The listing below holds pictures; exclude them. Return exactly the lines from the one with "Give me the TikZ source for this diagram." through the one with "angle=302.3,x radius=570,y radius=440];".

**** EXERCISE INPUT ****

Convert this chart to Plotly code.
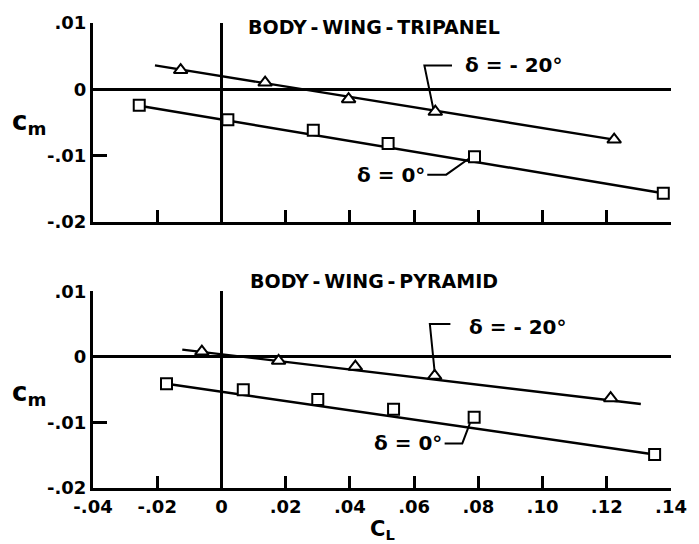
import plotly.graph_objects as go
from plotly.subplots import make_subplots

# ---- data ----
# Body-wing-tripanel
tri_d20_cl = [-0.0127, 0.0136, 0.0396, 0.0666, 0.1223]
tri_d20_cm = [0.0029, 0.0010, -0.0015, -0.0034, -0.0076]
tri_d20_fair_cl = [-0.0207, 0.1223]
tri_d20_fair_cm = [0.0036, -0.0076]

tri_d0_cl = [-0.0256, 0.0020, 0.0286, 0.0519, 0.0788, 0.1376]
tri_d0_cm = [-0.0024, -0.0046, -0.0062, -0.0082, -0.0102, -0.0157]
tri_d0_fair_cl = [-0.0256, 0.1376]
tri_d0_fair_cm = [-0.0025, -0.0157]

# Body-wing-pyramid
pyr_d20_cl = [-0.0061, 0.0178, 0.0417, 0.0664, 0.1212]
pyr_d20_cm = [0.0008, -0.0006, -0.0015, -0.0029, -0.0063]
pyr_d20_fair_cl = [-0.0122, 0.1306]
pyr_d20_fair_cm = [0.0011, -0.0072]

pyr_d0_cl = [-0.0171, 0.0068, 0.0300, 0.0536, 0.0787, 0.1349]
pyr_d0_cm = [-0.0041, -0.0050, -0.0065, -0.0080, -0.0092, -0.0149]
pyr_d0_fair_cl = [-0.0171, 0.1349]
pyr_d0_fair_cm = [-0.0041, -0.0149]

x_tickvals = [-0.04, -0.02, 0, 0.02, 0.04, 0.06, 0.08, 0.10, 0.12, 0.14]
x_ticktext = ["-.04", "-.02", "0", ".02", ".04", ".06", ".08", ".10", ".12", ".14"]
y_tickvals = [-0.02, -0.01, 0, 0.01]
y_ticktext = ["-.02", "-.01", "0", ".01"]

panel_titles = ["BODY\u2009-\u2009WING\u2009-\u2009TRIPANEL", "BODY\u2009-\u2009WING\u2009-\u2009PYRAMID"]
delta_labels = ["δ = - 20°", "δ = 0°"]

FONT = "DejaVu Sans"
W, HGT = 699, 544
ML, MR, MT, MB = 93, 17, 20, 56
PW = W - ML - MR
PH = HGT - MT - MB

fig = make_subplots(rows=2, cols=1)
top_lo = (HGT - MB - 220) / PH
bot_hi = (HGT - MB - 290) / PH

panels = [
    (1, tri_d20_cl, tri_d20_cm, tri_d20_fair_cl, tri_d20_fair_cm,
     tri_d0_cl, tri_d0_cm, tri_d0_fair_cl, tri_d0_fair_cm),
    (2, pyr_d20_cl, pyr_d20_cm, pyr_d20_fair_cl, pyr_d20_fair_cm,
     pyr_d0_cl, pyr_d0_cm, pyr_d0_fair_cl, pyr_d0_fair_cm),
]

for (r, a_cl, a_cm, af_cl, af_cm, b_cl, b_cm, bf_cl, bf_cm) in panels:
    for fx, fy in [(af_cl, af_cm), (bf_cl, bf_cm)]:
        fig.add_trace(go.Scatter(x=fx, y=fy, mode="lines",
                                 line=dict(color="black", width=2.4),
                                 showlegend=False, hoverinfo="skip"), row=r, col=1)
    fig.add_trace(go.Scatter(x=a_cl, y=a_cm, mode="markers",
                             marker=dict(symbol="triangle-up", size=12, color="white",
                                         line=dict(color="black", width=2)),
                             showlegend=False), row=r, col=1)
    fig.add_trace(go.Scatter(x=b_cl, y=b_cm, mode="markers",
                             marker=dict(symbol="square", size=11, color="white",
                                         line=dict(color="black", width=2)),
                             showlegend=False), row=r, col=1)

# leader lines from labels to curves
leaders = [
    ([0.0718, 0.0632, 0.0660], [0.0036, 0.0036, -0.0030], 1),
    ([0.0641, 0.0700, 0.0770], [-0.0129, -0.0129, -0.0105], 1),
    ([0.0713, 0.0649, 0.0664], [0.0050, 0.0050, -0.0023], 2),
    ([0.0695, 0.0750, 0.0774], [-0.0132, -0.0132, -0.0101], 2),
]
for lx, ly, r in leaders:
    fig.add_trace(go.Scatter(x=lx, y=ly, mode="lines", line=dict(color="black", width=2),
                             showlegend=False, hoverinfo="skip"), row=r, col=1)

axis_common = dict(showline=True, linecolor="black", linewidth=3, mirror=False,
                   ticks="inside", tickcolor="black", tickwidth=2.5,
                   showgrid=False, zeroline=True, zerolinecolor="black", zerolinewidth=3,
                   tickfont=dict(family=FONT, size=18, color="black", weight="bold"))

for r in (1, 2):
    fig.update_xaxes(range=[-0.04, 0.14], tickvals=x_tickvals, ticktext=x_ticktext,
                     showticklabels=(r == 2), ticklen=12, row=r, col=1, **axis_common)
    fig.update_yaxes(range=[-0.02, 0.01], tickvals=y_tickvals, ticktext=y_ticktext,
                     ticklen=14, row=r, col=1, **axis_common)

fig.update_layout(
    xaxis=dict(domain=[0, 1]), xaxis2=dict(domain=[0, 1]),
    yaxis=dict(domain=[top_lo, 1]), yaxis2=dict(domain=[0, bot_hi]),
)

ann = []
# panel titles (paper coordinates)
for t, yp in zip(panel_titles, (24, 280)):
    ann.append(dict(text=t, x=(379 - ML) / PW, y=(HGT - MB - yp) / PH,
                    xref="paper", yref="paper", xanchor="center", yanchor="middle",
                    showarrow=False,
                    font=dict(family=FONT, size=19, color="black", weight="bold")))

# delta labels
label_pos = [
    (0, 0.0911, 0.0036, "x", "y"),
    (1, 0.0528, -0.0129, "x", "y"),
    (0, 0.0924, 0.0045, "x2", "y2"),
    (1, 0.0582, -0.0132, "x2", "y2"),
]
for i, x, y, xr, yr in label_pos:
    ann.append(dict(text=delta_labels[i], x=x, y=y, xref=xr, yref=yr, showarrow=False,
                    font=dict(family=FONT, size=20, color="black", weight="bold")))

# axis titles in paper coordinates
for yp in (120, 393):
    ann.append(dict(text="c<sub>m</sub>", x=(28 - ML) / PW,
                    y=(HGT - MB - yp) / PH, xref="paper", yref="paper",
                    xanchor="center", yanchor="middle", showarrow=False,
                    font=dict(family=FONT, size=26, color="black", weight="bold")))
ann.append(dict(text="C<sub>L</sub>", x=(388 - ML) / PW,
                y=(HGT - MB - 530) / PH, xref="paper", yref="paper",
                xanchor="center", yanchor="middle", showarrow=False,
                font=dict(family=FONT, size=21, color="black", weight="bold")))

fig.update_layout(
    annotations=ann,
    width=W, height=HGT,
    margin=dict(l=ML, r=MR, t=MT, b=MB),
    paper_bgcolor="white", plot_bgcolor="white",
    showlegend=False,
)

fig.write_html("out.html")
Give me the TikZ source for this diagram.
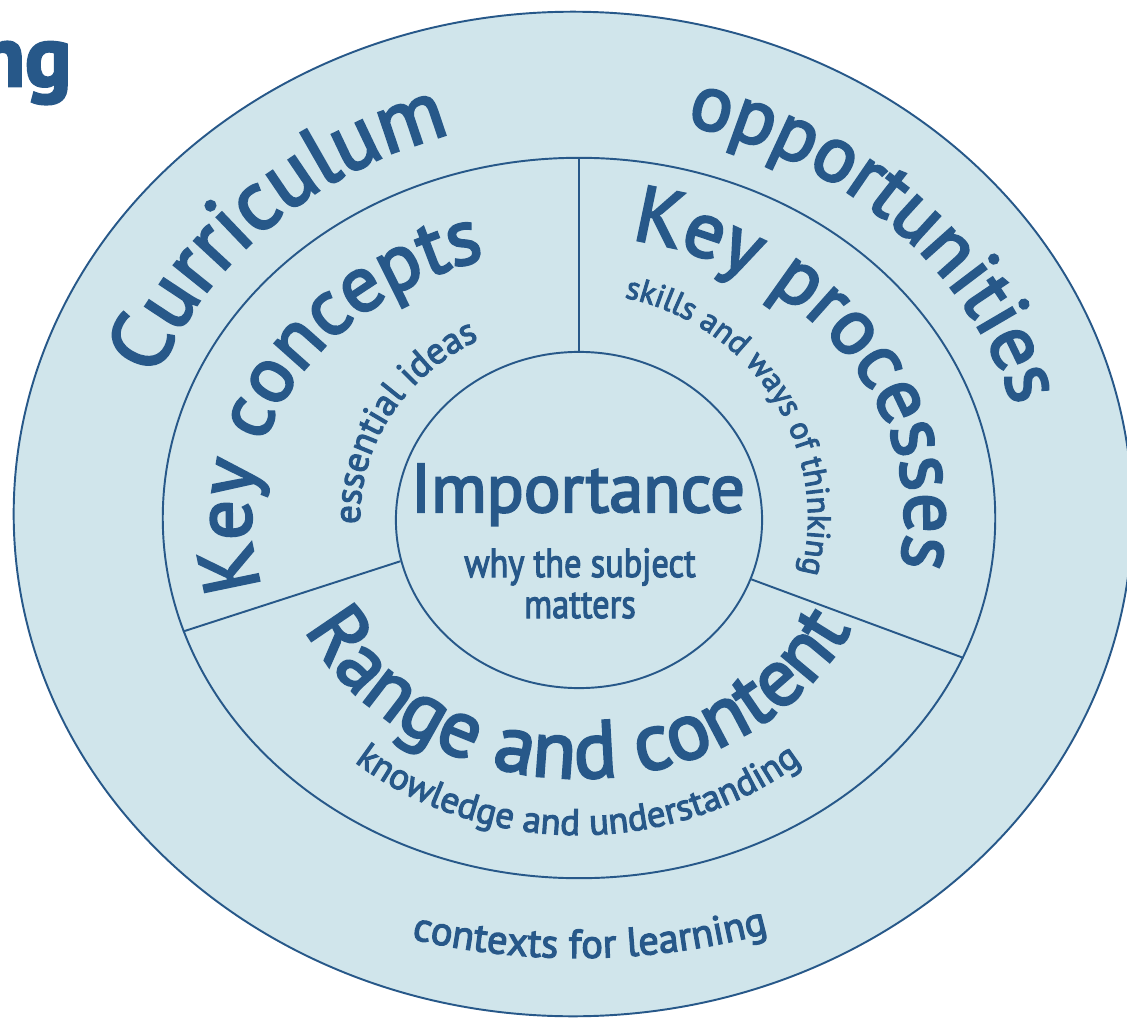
\documentclass[tikz,border=0pt]{standalone}
\usepackage{fontspec}
\setmainfont{PT Sans}[FakeBold=3]
\usetikzlibrary{shapes.geometric,decorations.text,calc}
\definecolor{ringfill}{RGB}{208,229,235}
\definecolor{ringline}{RGB}{39,88,137}

\begin{document}
\begin{tikzpicture}[x=0.01cm,y=0.01cm,
  ring/.style={ellipse,draw=ringline,fill=ringfill,line width=0.55pt,inner sep=0pt},
  divider/.style={draw=ringline,line width=0.55pt},
  arctext/.style={decorate,decoration={text along path,text align=center,text={#1}}}]
\useasboundingbox (0,0) rectangle (1127,1017);
\coordinate (O) at (578,499);

\node[ring,minimum width=11.18cm,minimum height=10.04cm] (outer) at (573,503) {};
\node[ring,minimum width=8.32cm,minimum height=7.2cm] (mid) at (579,499) {};
\node[ring,minimum width=3.66cm,minimum height=3.36cm] (inner) at (579,497) {};

\path[divider] (inner.90) -- (mid.90);
\path[divider] (inner.193.5) -- (mid.196.6);
\path[divider] (inner.341.8) -- (mid.340);

% outer ring
\path[arctext={|\fontsize{24}{28}\selectfont\color{ringline}|Curriculum}] ([shift={(180:450 and 400)}]O) arc[start angle=180,end angle=88,x radius=450,y radius=400];
\path[arctext={|\fontsize{22.5}{27}\selectfont\color{ringline}|opportunities}] ([shift={(95:453 and 405)}]O) arc[start angle=95,end angle=-5,x radius=453,y radius=405];
\path[arctext={|\fontsize{11.5}{13}\selectfont\color{ringline}|contexts for learning}] ([shift={(240.3:570 and 440)}]O) arc[start angle=240.3,end angle=302.3,x radius=570,y radius=440];

% middle ring
\path[arctext={|\fontsize{22.5}{26}\selectfont\color{ringline}|Key concepts}] ([shift={(207:327 and 270)}]O) arc[start angle=207,end angle=96,x radius=327,y radius=270];
\path[arctext={|\fontsize{10.5}{12}\selectfont\color{ringline}|essential ideas}] ([shift={(200:218 and 200)}]O) arc[start angle=200,end angle=100,x radius=218,y radius=200];
\path[arctext={|\fontsize{22.5}{26}\selectfont\color{ringline}|Key processes}] ([shift={(86:327 and 282)}]O) arc[start angle=86,end angle=-16,x radius=327,y radius=282];
\path[arctext={|\fontsize{9.2}{11}\selectfont\color{ringline}|skills and ways of thinking}] ([shift={(84:230 and 225)}]O) arc[start angle=84,end angle=-20,x radius=230,y radius=225];
\path[arctext={|\fontsize{23}{27}\selectfont\color{ringline}|Range and content}] ([shift={(195:302 and 260)}]O) arc[start angle=195,end angle=345,x radius=302,y radius=260];
\path[arctext={|\fontsize{10.5}{12}\selectfont\color{ringline}|knowledge and understanding}] ([shift={(215:350 and 317)}]O) arc[start angle=215,end angle=325,x radius=350,y radius=317];

% centre
\node[anchor=base,text=ringline,font=\fontsize{19.5}{22}\selectfont] (imp) at (578,505) {Importance};
\node[anchor=base,text=ringline,xscale=0.85,font=\fontsize{11.5}{13}\selectfont] (why) at (580,440) {why the subject};
\node[anchor=base,text=ringline,xscale=0.85,font=\fontsize{11.5}{13}\selectfont] (mat) at (580,399) {matters};

\node[anchor=base east,inner sep=0pt,text=ringline,font=\fontsize{24.5}{28}\selectfont\bfseries] (ng) at (72,931) {ng};
\end{tikzpicture}
\end{document}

****

◆ **RESPONSE TO THIS EXERCISE**
Give me the TikZ source for this diagram.
\documentclass[tikz,border=0pt]{standalone}
\usepackage{fontspec}
\setmainfont{PT Sans}[FakeBold=3]
\usetikzlibrary{shapes.geometric,decorations.text,calc}
\definecolor{ringfill}{RGB}{208,229,235}
\definecolor{ringline}{RGB}{39,88,137}

\begin{document}
\begin{tikzpicture}[x=0.01cm,y=0.01cm,
  ring/.style={ellipse,draw=ringline,fill=ringfill,line width=0.55pt,inner sep=0pt},
  divider/.style={draw=ringline,line width=0.55pt},
  arctext/.style={decorate,decoration={text along path,text align=center,text={#1}}}]
\useasboundingbox (0,0) rectangle (1127,1017);
\coordinate (O) at (578,499);

\node[ring,minimum width=11.18cm,minimum height=10.04cm] (outer) at (573,503) {};
\node[ring,minimum width=8.32cm,minimum height=7.2cm] (mid) at (579,499) {};
\node[ring,minimum width=3.66cm,minimum height=3.36cm] (inner) at (579,497) {};

\path[divider] (inner.90) -- (mid.90);
\path[divider] (inner.193.5) -- (mid.196.6);
\path[divider] (inner.341.8) -- (mid.340);

% outer ring
\path[arctext={|\fontsize{24}{28}\selectfont\color{ringline}|Curriculum}] ([shift={(180:450 and 400)}]O) arc[start angle=180,end angle=88,x radius=450,y radius=400];
\path[arctext={|\fontsize{22.5}{27}\selectfont\color{ringline}|opportunities}] ([shift={(95:453 and 405)}]O) arc[start angle=95,end angle=-5,x radius=453,y radius=405];
\path[arctext={|\fontsize{11.5}{13}\selectfont\color{ringline}|contexts for learning}] ([shift={(240.3:570 and 440)}]O) arc[start angle=240.3,end angle=302.3,x radius=570,y radius=440];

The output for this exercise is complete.